How do I rate our solar system?
One star
*Getting a tattoo*
Me(to tattoo artist)-Do you ever make the bzzz-sounds with your mouth when you’re using a regular pen on your spare time?
ME: One time I was attacked by a shark
REPORTER: Wow! [turns on recorder] tell us what it was like
ME [leans in to mic] A massive fish
This time last night, there was a spider so big in my bathroom it put me under a glass on a postcard and carried me out.
I’m so lazy, I’ll only walk my fingers through your hair.

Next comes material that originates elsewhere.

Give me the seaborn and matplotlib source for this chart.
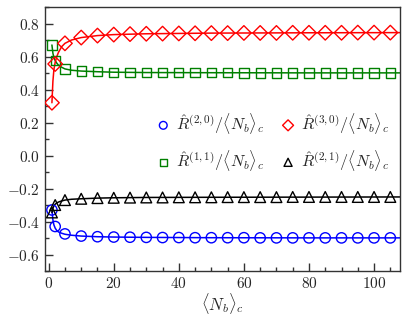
import matplotlib
matplotlib.use("Agg")
import matplotlib.pyplot as plt
import seaborn as sns
import numpy as np
from matplotlib.ticker import MultipleLocator, FuncFormatter

# marker positions
nb = [1, 2, 5, 10, 15, 20, 25, 30, 35, 40, 45, 50, 55, 60, 65, 70, 75, 80, 85, 90, 95, 100, 105]
r20 = [-0.33, -0.43, -0.475, -0.488, -0.492, -0.494, -0.495, -0.496, -0.497, -0.497, -0.498, -0.498,
       -0.498, -0.498, -0.499, -0.499, -0.499, -0.499, -0.499, -0.499, -0.499, -0.499, -0.499]
r11 = [0.67, 0.575, 0.525, 0.512, 0.508, 0.505, 0.504, 0.503, 0.503, 0.502, 0.502, 0.502,
       0.502, 0.501, 0.501, 0.501, 0.501, 0.501, 0.501, 0.501, 0.501, 0.501, 0.501]
r30 = [0.32, 0.555, 0.68, 0.715, 0.727, 0.733, 0.736, 0.738, 0.739, 0.740, 0.741, 0.742,
       0.742, 0.743, 0.743, 0.743, 0.744, 0.744, 0.744, 0.744, 0.745, 0.745, 0.745]
r21 = [-0.345, -0.3, -0.27, -0.262, -0.258, -0.256, -0.255, -0.254, -0.254, -0.253, -0.253, -0.253,
       -0.252, -0.252, -0.252, -0.252, -0.251, -0.251, -0.251, -0.251, -0.251, -0.251, -0.251]

# curves (denser near the start)
nb_line = [1, 1.3, 1.6, 2, 2.5, 3, 4, 5, 7, 10, 15, 20, 30, 50, 80, 108]
l20 = [-0.33, -0.39, -0.42, -0.44, -0.455, -0.463, -0.471, -0.477, -0.483, -0.488, -0.492,
       -0.494, -0.496, -0.498, -0.499, -0.499]
l11 = [0.67, 0.62, 0.595, 0.575, 0.56, 0.548, 0.535, 0.525, 0.517, 0.512, 0.508, 0.505,
       0.503, 0.502, 0.501, 0.501]
l30 = [0.32, 0.45, 0.52, 0.565, 0.6, 0.625, 0.66, 0.68, 0.7, 0.715, 0.727, 0.733, 0.738,
       0.742, 0.744, 0.745]
l21 = [-0.345, -0.32, -0.305, -0.295, -0.287, -0.282, -0.275, -0.27, -0.265, -0.262, -0.258,
       -0.256, -0.254, -0.253, -0.252, -0.251]

sns.set_style("ticks")
plt.rcParams["mathtext.fontset"] = "cm"
plt.rcParams["font.family"] = ["DejaVu Serif"]

fig, ax = plt.subplots(figsize=(4.07, 3.2), dpi=100)
fig.subplots_adjust(left=0.11, right=0.983, bottom=0.153, top=0.978)

series = [
    (l20, r20, "blue", "o", r"$\hat{R}^{(2,0)}/\langle N_b\rangle_c$", 55),
    (l11, r11, "green", "s", r"$\hat{R}^{(1,1)}/\langle N_b\rangle_c$", 45),
    (l30, r30, "red", "D", r"$\hat{R}^{(3,0)}/\langle N_b\rangle_c$", 55),
    (l21, r21, "black", "^", r"$\hat{R}^{(2,1)}/\langle N_b\rangle_c$", 60),
]

for line_y, pts, color, marker, label, size in series:
    sns.lineplot(x=nb_line, y=line_y, color=color, lw=1.1, ax=ax, legend=False)
    sns.scatterplot(x=nb, y=pts, marker=marker, s=size, facecolors="none",
                    edgecolor=color, linewidth=1.0, label=label, ax=ax, zorder=3)

ax.set_xlim(-1.2, 108)
ax.set_ylim(-0.7, 0.9)
ax.xaxis.set_major_locator(MultipleLocator(20))
ax.xaxis.set_minor_locator(MultipleLocator(5))
ax.yaxis.set_major_locator(MultipleLocator(0.2))
ax.yaxis.set_minor_locator(MultipleLocator(0.1))
ax.xaxis.set_major_formatter(FuncFormatter(lambda v, p: f"${v:.0f}$"))
ax.yaxis.set_major_formatter(FuncFormatter(lambda v, p: f"${v:.1f}$"))
ax.tick_params(which="both", direction="in", labelsize=11, width=1, color="#333333")
ax.tick_params(which="major", length=6)
ax.tick_params(which="minor", length=3)
for s in ax.spines.values():
    s.set_visible(True)
    s.set_linewidth(1.0)
    s.set_color("#333333")

ax.set_xlabel(r"$\langle N_b\rangle_c$", fontsize=12, labelpad=0)
ax.set_ylabel("")

ax.legend(loc="center right", ncol=2, frameon=False, fontsize=11.5, markerscale=0.75,
          handletextpad=0.3, columnspacing=1.0, borderaxespad=0.3,
          handlelength=1.0, labelspacing=0.75, bbox_to_anchor=(1.0, 0.49))

fig.savefig("out.png", dpi=100)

GOOD COP: I’m going to read you your rights
BAD COP: I’m going to beat a confession out of you
CENTRIST COP: you both make some good points
Twitter is fun because you get to be like, “Ducks are good” and someone in your mentions will go, “Um, I’m sorry but my brother is married to a duck scientist and this is a harmful view” and then someone else pops up going, “Your silence about horses is extremely telling”
Waiter: Fresh pepper, sir?
Me: Yes, please.
Pepper: Honey, I’m as single as a dollar and I’m not lookin’ for change.
The big twist in GODZILLA VS KONG is they both find out their mother’s name is Mothra
sugar glider wrangler
My husband: This marriage is getting a bit crowded
Me: WAIT…WHAT ARE YOU SAYING?
My boyfriend: Sorry to interrupt–this is so awkward–but can someone please pass the mustard?
Charlie and the Chocolate Factory is basically Saw, but with desserts.
*wife is out of town*
Do I dare leave the toilet seat up?
*looks around and shrugs*
Screw it. This is my house.
*falls into toilet at 3AM*
Most of my Biology exams were Bio D Gradeable.
I’ll let myself out.
“dogs are better than cats they crap outside” yeah except if my cat has to crap at 1am he can just go but if my dog needs to I gotta get up out of bed and let him out like that is not superior
The FBI would save time on manhunts if they cross-referenced suspects with a list of people who’ve gotten married at Disney World.
[book store]
ME: *dumps pile of misshapen swans on counter*
CLERK: What is that?
ME: “Origami for Dummies.” I want to return it.
One time I ran into an old friend and she said “omg you haven’t met my baby” and i said “omg I had no idea” and the next day I went to her house with a baby gift and her baby was a goddamn cat.
Call me woke but the most offensive name in the kitchen is the Lazy Susan. Susan was not lazy, Susan was smart. Susan is a hero.
ME REGULARLY: *uses the same 3 things at home*
ME PACKING FOR VACATION: I wonder if I’ll need 4 French horns or 5
I yell “5 second rule”when ever a girl sits on the ground.
I have decided to boycott the Plague due to its poor customer service.
I blame cartoon elephants for influencing how I overreact when I see a mouse.
Hiding the bank statement from your husband is the new hiding your report card from your parents.
COWORKER: turn that frown upside-down!
ME: *rotates head 180 degrees along vertical axis as eyes go black and lights flicker*
CW: uuhh…
The self checkout lane was invented by a man who was sent to the store to buy tampons.